Scientific classification
- Kingdom: Animalia
- Phylum: Chordata
- Class: Actinopterygii
- Order: Perciformes
- Suborder: Cottoidei
- Superfamily: Cottoidea
- Family: Psychrolutidae
- Genus: Micrenophrys Andriashev, 1954
- Species: M. lilljeborgii
- Binomial name: Micrenophrys lilljeborgii (Collett, 1875)
- Synonyms: Cottus lilljeborgii Collett, 1875;

= Norway bullhead =

- Authority: (Collett, 1875)
- Conservation status: LC
- Synonyms: Cottus lilljeborgii Collett, 1875
- Parent authority: Andriashev, 1954

Species of fish

The Norway bullhead (Micrenophrys lilljeborgii) is a species of marine ray-finned fish belonging to the family Cottidae, the typical sculpins. This species is found in the northeastern Atlantic Ocean.

==Taxonomy==
The Norway bullhead was first formally described as Cottus lilljeborgii in 1875 by the Norwegian zoologist Robert Collett with its type locality given as Hardangerfjord. In 1954 the Soviet ichthyologist Anatoly Andriyashev classified this species in the monospecific subgenus Micrenophrys of the genus Taurulus, Micrenophrys is now recognised as a valid genus. The 5th edition of Fishes of the World classifies this genus in the subfamily Cottinae of the family Cottidae but other authorities classify it in the subfamily Psychrolutinae of the family Psychrolutidae.

==Etymology==
The Norway bullhead's generic name, Micrenophrys prefixes miccro, meaning "small" to Enophrys, a related Cottid genus. Collett did not name the person honoured in the specific name but it is most likely to be the Swedish zoologist Wilhelm Lilljeborg, who Collett referred to extensively.

==Description==
The Norway bullhead is a small fish with a maximum published standard length of 7.4 cm. There is a complete, rather irregular line of sharp prickles along the base of both dorsal fins. there are no small bony grain-like bumps on the head and any bumps behind the eyes are either very small or absent. The protuberances on the occipital are paired and low. The upper spine on the preoperculum is long and ribust but does not reach the flap of the operculum. There is a small barbel at on the upper jaw at the corner of the mouth. The dorsal fins are supported by 8 or 9 spines and 11 or 12 soft rays while the anal fin has between 6 and 9 soft rays. The overall colour is reddish-olive, marked with 4 dark saddle-like bands on back and upper sides. The head is yellowish in colour with a single dark band. The spiny dorsal fin has a clear black spot. When breeding the males develop a red band on head across the and red blotches on the sides.

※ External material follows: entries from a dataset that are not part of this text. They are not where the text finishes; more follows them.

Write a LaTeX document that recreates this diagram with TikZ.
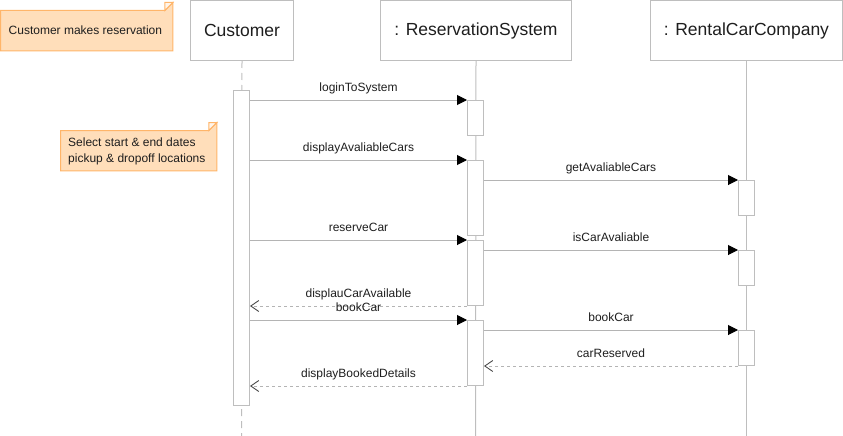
\documentclass[tikz,border=0pt]{standalone}
\usepackage{fontspec}
\setmainfont{Liberation Sans}
\usetikzlibrary{arrows.meta,calc}
\definecolor{boxgray}{RGB}{190,190,190}
\definecolor{linegray}{RGB}{180,180,180}
\definecolor{notefill}{RGB}{255,222,186}
\definecolor{notedraw}{RGB}{255,181,105}
\definecolor{txt}{RGB}{30,30,30}
\tikzset{
  head/.style={draw=boxgray, line width=1pt, fill=white, inner sep=0pt, anchor=north west,
    font=\fontsize{17.5}{20}\selectfont, text=txt},
  lifeline/.style={draw=boxgray, line width=1pt},
  lifedash/.style={draw=boxgray, line width=1pt, dash pattern=on 7pt off 5pt},
  act/.style={draw=boxgray, line width=1pt, fill=white, minimum width=16pt, inner sep=0pt, anchor=north},
  msg/.style={draw=linegray, line width=1pt, -{Triangle[length=10pt,width=10pt,color=black]}},
  ret/.style={draw=linegray, line width=1pt, dash pattern=on 3pt off 3pt,
    -{Straight Barb[length=8pt,width=11pt,line width=0.9pt,color=txt!80!white]}},
  lbl/.style={font=\fontsize{12}{14}\selectfont, text=txt, anchor=base, inner sep=0pt},
  notebox/.style={inner sep=0pt, anchor=north west},
  noteshape/.style={draw=notedraw, fill=notefill, line width=1pt},
  notefold/.style={draw=notedraw, fill=white!70!notefill, line width=1pt},
  notetext/.style={font=\fontsize{12}{16}\selectfont, text=txt, align=left, anchor=west, inner sep=0pt},
}
\begin{document}
\begin{tikzpicture}[x=1pt,y=-1pt]
\useasboundingbox (0,0) rectangle (843,436);
% heads
\node[head, minimum width=103pt, minimum height=59.5pt] (cust) at (190,0.5) {Customer};
\node[head, minimum width=191pt, minimum height=59.5pt] (rs) at (380,0.5) {: ReservationSystem};
\node[head, minimum width=192pt, minimum height=59.5pt] (rc) at (650,0.5) {: RentalCarCompany};
% lifeline ends
\coordinate (custend) at (241.5,436);
\coordinate (rsend) at (475.5,436);
\coordinate (rcend) at (746.5,436);
\draw[lifedash] (cust.south) -- (custend);
\draw[lifeline] (rs.south) -- (rsend);
\draw[lifeline] (rc.south) -- (rcend);
% activations
\node[act, minimum height=315pt] (cact) at (241.5,90) {};
\node[act, minimum height=35pt] (rs1) at (475.5,100) {};
\node[act, minimum height=75pt] (rs2) at (475.5,160) {};
\node[act, minimum height=65pt] (rs3) at (475.5,240) {};
\node[act, minimum height=65pt] (rs4) at (475.5,320) {};
\node[act, minimum height=35pt] (rc1) at (746.5,180) {};
\node[act, minimum height=35pt] (rc2) at (746.5,250) {};
\node[act, minimum height=35pt] (rc3) at (746.5,330) {};
% messages
\draw[msg] (cact.east |- rs1.north) -- node[lbl, yshift=9pt] {loginToSystem} (rs1.north west);
\draw[msg] (cact.east |- rs2.north) -- node[lbl, yshift=9pt] {displayAvaliableCars} (rs2.north west);
\draw[msg] (rs2.east |- rc1.north) -- node[lbl, yshift=9pt] {getAvaliableCars} (rc1.north west);
\draw[msg] (cact.east |- rs3.north) -- node[lbl, yshift=9pt] {reserveCar} (rs3.north west);
\draw[msg] (rs3.east |- rc2.north) -- node[lbl, yshift=9pt] {isCarAvaliable} (rc2.north west);
\draw[ret] (rs3.south west) -- node[lbl, yshift=9pt] {displauCarAvailable} (cact.east |- rs3.south);
\draw[msg] (cact.east |- rs4.north) -- node[lbl, yshift=8.5pt] {bookCar} (rs4.north west);
\draw[msg] (rs4.east |- rc3.north) -- node[lbl, yshift=8.5pt] {bookCar} (rc3.north west);
\draw[ret] (rc3.south west) -- node[lbl, yshift=9pt] {carReserved} (rs4.east |- rc3.south);
\draw[ret] (rs4.south west) -- node[lbl, yshift=9pt] {displayBookedDetails} (cact.east |- rs4.south);
% notes
\node[notebox, minimum width=172pt, minimum height=40pt] (n1) at (0.5,10.5) {};
\draw[noteshape] (n1.south west) -- (n1.north west) -- ([xshift=-8pt]n1.north east) -- ([yshift=8pt]n1.north east) -- (n1.south east) -- cycle;
\draw[notefold] ([xshift=-8pt]n1.north east) -- ([xshift=-8pt,yshift=8pt]n1.north east) -- ([yshift=8pt]n1.north east) -- cycle;
\node[notetext] (t1) at ([xshift=8pt]n1.west) {Customer makes reservation};
\node[notebox, minimum width=156pt, minimum height=40pt] (n2) at (60.5,130.5) {};
\draw[noteshape] (n2.south west) -- (n2.north west) -- ([xshift=-8pt]n2.north east) -- ([yshift=8pt]n2.north east) -- (n2.south east) -- cycle;
\draw[notefold] ([xshift=-8pt]n2.north east) -- ([xshift=-8pt,yshift=8pt]n2.north east) -- ([yshift=8pt]n2.north east) -- cycle;
\node[notetext] (t2) at ([xshift=7.5pt,yshift=-1pt]n2.west) {Select start \& end dates\\pickup \& dropoff locations};
\end{tikzpicture}
\end{document}
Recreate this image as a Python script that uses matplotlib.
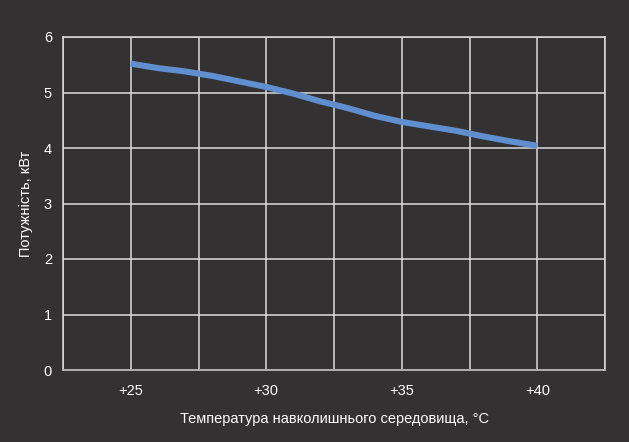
import matplotlib
matplotlib.use("Agg")
import matplotlib.pyplot as plt
import numpy as np

plt.rcParams["font.family"] = ["Liberation Sans", "DejaVu Sans"]

# Температура навколишнього середовища, °C / потужність, кВт
temp = [25, 26, 27, 28, 29, 30, 31, 32, 33, 34, 35, 36, 37, 38, 39, 40]
power = [5.52, 5.44, 5.38, 5.30, 5.20, 5.10, 4.98, 4.84, 4.72, 4.58,
         4.47, 4.39, 4.31, 4.21, 4.12, 4.04]
xticks = [25, 30, 35, 40]
xticklabels = ["+25", "+30", "+35", "+40"]
yticks = [0, 1, 2, 3, 4, 5, 6]

bg = "#333132"
fg = "#ffffff"
grid = "#dcdcdc"

fig = plt.figure(figsize=(6.29, 4.42), dpi=100, facecolor=bg)
ax = fig.add_axes([63/629, 72/442, 542/629, 333/442], facecolor=bg)

ax.plot(temp, power, color="#5f8fcf", lw=4.4, solid_capstyle="butt", zorder=3)

gx = np.arange(22.5, 42.6, 2.5)
ax.set_xlim(22.5, 42.5)
ax.set_ylim(0, 6)
ax.set_xticks(gx)
ax.set_xticklabels([xticklabels[xticks.index(v)] if v in xticks else "" for v in gx])
ax.set_yticks(yticks)
ax.grid(True, color=grid, lw=1.1, zorder=1)
for s in ax.spines.values():
    s.set_color(grid)
    s.set_linewidth(1.1)
ax.spines["bottom"].set_color("#b0b0b0")
ax.spines["bottom"].set_linewidth(1.4)
ax.tick_params(length=0, colors=fg, labelsize=10.5)
ax.tick_params(axis="x", pad=10)
ax.tick_params(axis="y", pad=8)

ax.set_xlabel("Температура навколишнього середовища, °C", color=fg, fontsize=10.5, labelpad=10)
ax.set_ylabel("Потужність, кВт", color=fg, fontsize=10.5, labelpad=8)

fig.savefig("out.png", dpi=100, facecolor=bg)
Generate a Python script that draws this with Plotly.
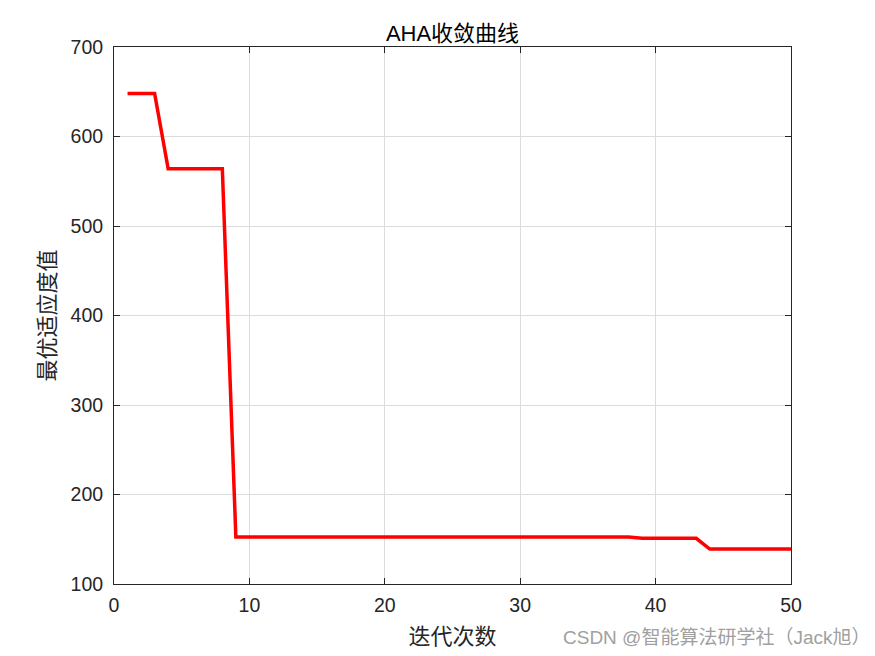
import plotly.graph_objs as go

# convergence curve
iterations = list(range(1, 51))
best_fitness = (
    [648] * 3
    + [564] * 5
    + [152.5] * 30
    + [151] * 5
    + [139] * 7
)

x_ticks = [0, 10, 20, 30, 40, 50]
y_ticks = [100, 200, 300, 400, 500, 600, 700]

fig = go.Figure()
fig.add_trace(
    go.Scatter(
        x=iterations, y=best_fitness, mode="lines",
        line=dict(color="#ff0000", width=3.5), showlegend=False,
    )
)

axis_style = dict(
    showline=True, linecolor="#262626", linewidth=1, mirror="allticks",
    ticks="inside", ticklen=6, tickcolor="#262626",
    showgrid=True, gridcolor="#dcdcdc", gridwidth=1, zeroline=False,
    tickfont=dict(family="Liberation Sans, Arial", size=19.5, color="#262626"),
)

fig.update_xaxes(
    range=[0, 50], tickvals=x_ticks, ticklabelstandoff=4,
    title=dict(text="迭代次数", font=dict(family="Noto Sans CJK SC", size=22, color="#262626"), standoff=13),
    **axis_style,
)
fig.update_yaxes(
    range=[100, 700], tickvals=y_ticks, ticklabelstandoff=6,
    title=dict(text="最优适应度值", font=dict(family="Noto Sans CJK SC", size=22, color="#262626"), standoff=8),
    **axis_style,
)

# page has an 8px body margin, so plot area offsets are shifted by it
fig.update_layout(
    width=875, height=656,
    margin=dict(l=106, r=92, t=39, b=80),
    paper_bgcolor="white", plot_bgcolor="white",
    title=dict(
        text="AHA收敛曲线", x=0.508, xanchor="center", y=0.962, yanchor="middle",
        font=dict(family="Liberation Sans, Noto Sans CJK SC", size=22, color="#000000"),
    ),
)

fig.add_annotation(
    text="CSDN @智能算法研学社（Jack旭）", xref="paper", yref="paper",
    x=1.12, y=-0.099, xanchor="right", yanchor="middle", showarrow=False,
    font=dict(family="Liberation Sans, Noto Sans CJK SC", size=19, color="#a0a0a0"),
)

fig.write_html("out.html")
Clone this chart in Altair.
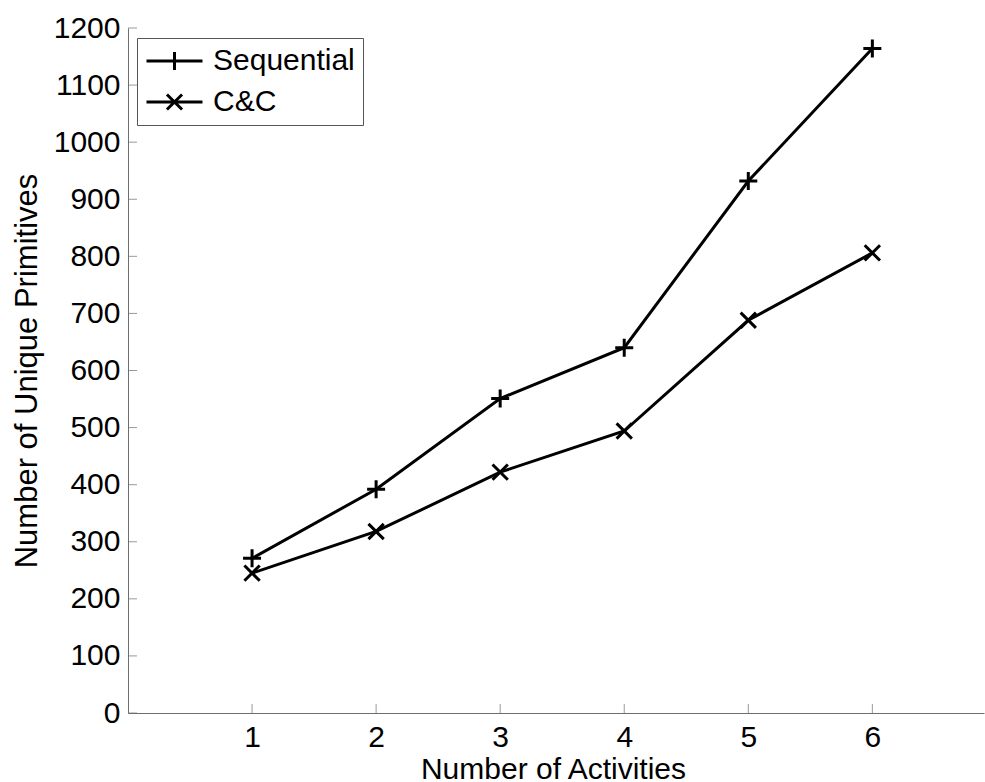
import altair as alt
import pandas as pd

activities = [1, 2, 3, 4, 5, 6]
sequential = [271, 392, 551, 640, 932, 1164]
cc = [245, 318, 422, 494, 688, 806]
series_names = ["Sequential", "C&C"]
x_ticks = [1, 2, 3, 4, 5, 6]
y_ticks = list(range(0, 1201, 100))

df = pd.DataFrame({
    "x": activities * 2,
    "y": sequential + cc,
    "series": [series_names[0]] * len(activities) + [series_names[1]] * len(activities),
})
xt = pd.DataFrame({"x": x_ticks})
yt = pd.DataFrame({"y": y_ticks})

FONT = "Liberation Sans"
AX = "#6e6e6e"

xscale = alt.Scale(domain=[0, 6.9], nice=False, zero=False)
yscale = alt.Scale(domain=[0, 1200], nice=False)

X = alt.X("x:Q", scale=xscale, axis=alt.Axis(
    values=x_ticks, format="d", title="Number of Activities", ticks=False, tickSize=0,
    labelPadding=33, labelBaseline="alphabetic", labelFontSize=30, labelFont=FONT,
    labelColor="black", grid=False, domainColor=AX, domainWidth=1,
    titleFontSize=30, titleFont=FONT, titleFontWeight="normal", titleColor="black",
    titleX=425, titleY=65, titleBaseline="alphabetic", titleAnchor="middle"))
Y = alt.Y("y:Q", scale=yscale, axis=alt.Axis(
    values=y_ticks, format="d", title="Number of Unique Primitives", ticks=False, tickSize=0,
    labelPadding=8, labelFontSize=30, labelFont=FONT, labelColor="black",
    grid=False, domainColor=AX, domainWidth=1,
    titleFontSize=31, titleFont=FONT, titleFontWeight="normal", titleColor="black",
    titleX=-101, titleBaseline="middle"))

lines = alt.Chart(df).mark_line(color="black", strokeWidth=3).encode(
    x=X, y=Y, detail="series:N")

marker_paths = ["M-1,0L1,0M0,-1L0,1", "M-0.85,-0.85L0.85,0.85M-0.85,0.85L0.85,-0.85"]
points = alt.Chart(df).mark_point(filled=False, color="black", strokeWidth=3, size=324, opacity=1).encode(
    x="x:Q", y="y:Q",
    shape=alt.Shape("series:N", scale=alt.Scale(domain=series_names, range=marker_paths), legend=None))

legend_paths = ["M-1,0L1,0M0,-0.32L0,0.32",
                "M-1,0L1,0M-0.27,-0.27L0.27,0.27M-0.27,0.27L0.27,-0.27"]
legend_layer = alt.Chart(df).mark_point(filled=False, color="black", strokeWidth=3, opacity=0).encode(
    x="x:Q", y="y:Q",
    shape=alt.Shape("series:N", scale=alt.Scale(domain=series_names, range=legend_paths),
                    legend=alt.Legend(orient="none", legendX=9, legendY=10, title=None,
                                      strokeColor="#555555", fillColor="white", padding=8,
                                      labelFontSize=30, labelFont=FONT, labelColor="black",
                                      labelOffset=9, symbolSize=3136, symbolStrokeWidth=3,
                                      symbolStrokeColor="black", symbolFillColor="transparent",
                                      symbolOpacity=1, clipHeight=30, rowPadding=11)))

xticks = alt.Chart(xt).mark_tick(orient="vertical", size=9, thickness=1, color=AX, yOffset=-4.5).encode(
    x="x:Q", y=alt.datum(0))
yticks = alt.Chart(yt).mark_tick(orient="horizontal", size=9, thickness=1, color=AX, xOffset=4.5).encode(
    y="y:Q", x=alt.datum(0))

chart = alt.layer(xticks, yticks, lines, points, legend_layer).resolve_scale(
    shape="independent"
).properties(
    width=856, height=685,
    autosize=alt.AutoSizeParams(type="none"),
    padding={"left": 128, "top": 28, "right": 1, "bottom": 69},
    background="white",
).configure_view(stroke=None)

chart.save("out.html", embed_options={"renderer": "svg", "actions": False})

==Distribution and habitat==
The Norway bullhead is found in the northeastern Atlantic Ocean where it is found around Iceland, the Faroe Islands, Scotland, the west and north coasts of Ireland and the southwestern coasts of Scandinavia. It has been reported from the southern North Sea and as far south as Brittany but these records have not been formally published. This is a benthic species of gravel or shell substrates and algal beds at depths from 0 to 100 m which is able to tolerate temperatures lower than 0 °C.

==Biology==
The Norway bullhead feeds on small crustaceans, such as amphipods and copepods, and small fishes. They spawn in the early Spring laying clumps of demersal eggs on the sea bed which hatch into pelagic larvae.